5. I have above characterised this case as being concerned with an 'invidious choice.' It is clear that the judge found that would be unduly harsh to expect N to choose between his partner and his British daughter with whom he does not live but with whom he has regular contact. The judge found [61] that 'N faces effectively the severance of his current relationship as daughter or the severance with marriage; if the appellant is forced leave the UK. He expressed in strong terms his close connection with his daughter and how he felt he could not let her down by leaving the UK... I accept the strong bond between N and his daughter would be significantly impacted.'
6. In my view, an 'invidious choice' such as N faces in this appeal is capable of amounting to an unduly harsh consequence of deportation but the reasons for so finding must be detailed and clearly articulated. The judge has concentrated on the relationship between N and his daughter, a relationship which will only be adversely affected if N accompanies his wife to Cameroon. The alternative scenario is that N remains in the United Kingdom and his relationship with his daughter remains unaffected but he is physically separated from the appellant. The important question is whether that act of deportation will have an unduly harsh consequence for N. By going no further than identifying the invidious choice facing N and concluding that N would remain in the United Kingdom, the judge has stopped short of analysing whether the consequences for N being separated from the appellant would be unduly harsh; the judge appears to have taken for granted that they would be; she has not provided adequate reasons. Moreover, if the judge intended to find that the very fact that N is confronted by an invidious choice is per se unduly harsh, then such a finding does not emerge clearly from her decision. In circumstances, I find that the judge's analysis is flawed. I set aside her decision. The appeal will be determined following a resumed hearing in the Upper Tribunal. Only the appeal on Article 8 grounds remains to be determined; the other grounds will not be revisited. Both parties may adduce fresh evidence provided copies of any documentary evidence, including witness statements, are sent to the other party and to the Upper Tribunal no later than 10 days prior to the resumed hearing.
Notice of Decision
The decision of the First-tier Tribunal is set aside. The Article 8 ECHR appeal will be remade in the Upper Tribunal following a resumed hearing (Upper Tribunal Judge Lane; Bradford; 2 hours)

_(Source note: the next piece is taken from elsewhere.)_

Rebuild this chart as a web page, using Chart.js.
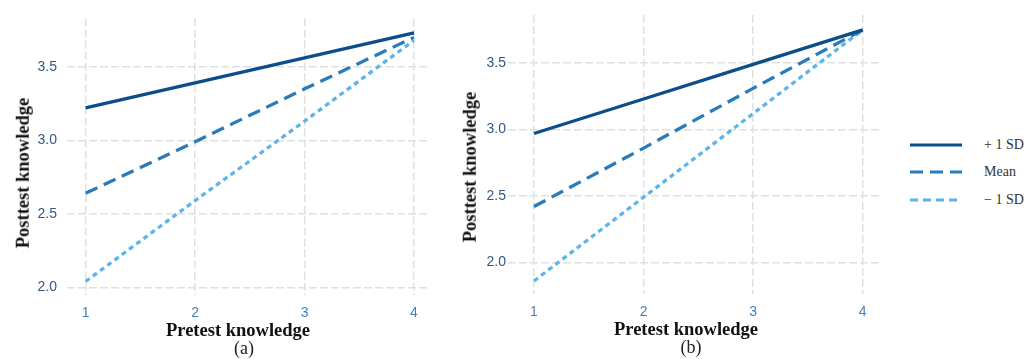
<!DOCTYPE html>
<html>
<head>
<meta charset="utf-8">
<script src="https://cdn.jsdelivr.net/npm/chart.js@4/dist/chart.umd.min.js"></script>
<style>
    html, body { margin: 0; padding: 0; background: #fff; }
    #wrap { position: relative; width: 1033px; height: 359px; overflow: hidden; }
    .box { position: absolute; top: 0; height: 359px; }
    .lbl { position: absolute; transform: translate(-50%, -50%); white-space: nowrap; line-height: 1;
           font-family: "Liberation Serif", serif; color: #111; }
    .xt { font-size: 18.5px; font-weight: bold; }
    .yt { font-size: 18.5px; font-weight: bold; transform: translate(-50%, -50%) rotate(-90deg); }
    .cap { font-size: 18px; color: #222; }
    .leg { position: absolute; left: 906px; top: 131px; }
    .leg-row { display: flex; align-items: center; height: 27.5px; }
    .leg-row span { font-family: "Liberation Serif", serif; font-size: 14px; color: #333; margin-left: 22px; }
</style>
</head>
<body>
<div id="wrap">
    <div class="box" style="left:0;width:440px"><canvas id="chartA"></canvas></div>
    <div class="box" style="left:440px;width:450px"><canvas id="chartB"></canvas></div>

    <div class="lbl xt" style="left:238px;top:330px">Pretest knowledge</div>
    <div class="lbl cap" style="left:244px;top:348px">(a)</div>
    <div class="lbl yt" style="left:23px;top:173px">Posttest knowledge</div>

    <div class="lbl xt" style="left:686px;top:329px">Pretest knowledge</div>
    <div class="lbl cap" style="left:691px;top:347px">(b)</div>
    <div class="lbl yt" style="left:470px;top:167px">Posttest knowledge</div>

    <div class="leg" id="legend"></div>
</div>

<script>
// Data
const pretest = [1, 2, 3, 4];

// Panel (a)
const aPlusSD = [3.22, 3.39, 3.56, 3.73];
const aMean = [2.64, 2.99, 3.35, 3.70];
const aMinusSD = [2.04, 2.59, 3.13, 3.68];

// Panel (b)
const bPlusSD = [2.97, 3.23, 3.49, 3.75];
const bMean = [2.42, 2.86, 3.31, 3.75];
const bMinusSD = [1.86, 2.49, 3.12, 3.75];

// Tick labels
const xTicks = [1, 2, 3, 4];
const yTicks = [2.0, 2.5, 3.0, 3.5];

const seriesNames = ['+ 1 SD', 'Mean', '\u2212 1 SD'];

// Styles for the three lines
const lineStyles = [
    { color: '#0b4e89', dash: [] },
    { color: '#2a7bb9', dash: [13, 7] },
    { color: '#5cb5e8', dash: [5, 4] }
];

function toPoints(values) {
    return values.map((v, i) => ({ x: pretest[i], y: v }));
}

function makeDatasets(series) {
    return series.map((values, i) => ({
        label: seriesNames[i],
        data: toPoints(values),
        borderColor: lineStyles[i].color,
        borderDash: lineStyles[i].dash,
        borderWidth: 3.3,
        borderCapStyle: 'butt',
        pointRadius: 0,
        tension: 0,
        fill: false
    }));
}

function makeChart(id, series, range, box) {
    const ctx = document.getElementById(id).getContext('2d');
    return new Chart(ctx, {
        type: 'line',
        data: { datasets: makeDatasets(series) },
        options: {
            responsive: true,
            maintainAspectRatio: false,
            animation: false,
            layout: { padding: { left: 0, top: 15, right: box.right, bottom: 0 } },
            plugins: { legend: { display: false }, tooltip: { enabled: false } },
            scales: {
                x: {
                    type: 'linear',
                    min: range.xMin,
                    max: range.xMax,
                    afterBuildTicks: s => { s.ticks = xTicks.map(v => ({ value: v })); },
                    afterFit: s => { s.height = box.xHeight; },
                    ticks: {
                        color: '#4682b8',
                        padding: 10,
                        font: { family: 'Liberation Sans', size: 14 },
                        callback: v => String(v)
                    },
                    grid: { color: '#e0e0e0', lineWidth: 1.5, drawTicks: false },
                    border: { display: false, dash: [8, 3] }
                },
                y: {
                    type: 'linear',
                    min: range.yMin,
                    max: range.yMax,
                    afterBuildTicks: s => { s.ticks = yTicks.map(v => ({ value: v })); },
                    afterFit: s => { s.width = box.yWidth; },
                    ticks: {
                        color: '#35577f',
                        padding: box.yPad,
                        font: { family: 'Liberation Sans', size: 14 },
                        callback: v => Number(v).toFixed(1)
                    },
                    grid: { color: '#e0e0e0', lineWidth: 1.5, drawTicks: false },
                    border: { display: false, dash: [8, 3] }
                }
            }
        }
    });
}

makeChart('chartA', [aPlusSD, aMean, aMinusSD],
    { xMin: 0.83, xMax: 4.146, yMin: 1.948, yMax: 3.829 },
    { right: 10, xHeight: 64, yWidth: 67, yPad: 10 });

makeChart('chartB', [bPlusSD, bMean, bMinusSD],
    { xMin: 0.763, xMax: 4.149, yMin: 1.762, yMax: 3.862 },
    { right: 11, xHeight: 65, yWidth: 68, yPad: 2 });

// Legend built from the same series names and styles
const legend = document.getElementById('legend');
seriesNames.forEach((name, i) => {
    const row = document.createElement('div');
    row.className = 'leg-row';
    const dash = i === 2 ? '8 5' : lineStyles[i].dash.join(' ');
    row.innerHTML = `
        <svg width="56" height="6"><line x1="4" y1="3" x2="56" y2="3" stroke="${lineStyles[i].color}"
            stroke-width="3" stroke-dasharray="${dash}"/></svg>
        <span>${name}</span>`;
    legend.appendChild(row);
});
</script>
</body>
</html>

2. At the resumed hearing on 13 February 2020, I was informed by counsel for the appellant that the circumstances of the appellant's family had altered since the initial hearing. First, the appellant is now 16 weeks pregnant with her second child. Secondly, the appellant's husband has been naturalised as a British citizen; a consequence of naturalisation is that he has lost his citizenship of Cameroon where joint nationality is not recognised.
3. In the light of the changed circumstances of the family, Mr Diwnycz, who appeared for the Secretary of State, helpfully informed me that he did not invite me to uphold the decision of the respondent which is the subject of the appeal. I find that it would be unduly harsh for the appellant's husband to travel with her to Cameroon; he is no longer a citizen of that country and for him to be separated from his daughter in the United Kingdom with whom he enjoys a good relationship would be extremely problematic for him. Moreover, I find it would be unduly harsh for the appellant's husband to remain in the United Kingdom separated from the appellant and the British child of their marriage. In the circumstances, the appellant's appeal is allowed on human rights grounds (Article 8 ECHR).
Notice of Decision
The upper tribunal has remade the decision. The appellant's appeal is allowed on human rights grounds (Article 8 ECHR).
Signed Date 13 February 2020
Upper Tribunal Judge Lane
Direction Regarding Anonymity - Rule 14 of the Tribunal Procedure (Upper Tribunal) Rules 2008
Unless and until a Tribunal or court directs otherwise, the appellants are granted anonymity. No report of these proceedings shall directly or indirectly identify them or any member of their family. This direction applies both to the appellants and to the respondent. Failure to comply with this direction could lead to contempt of court proceedings.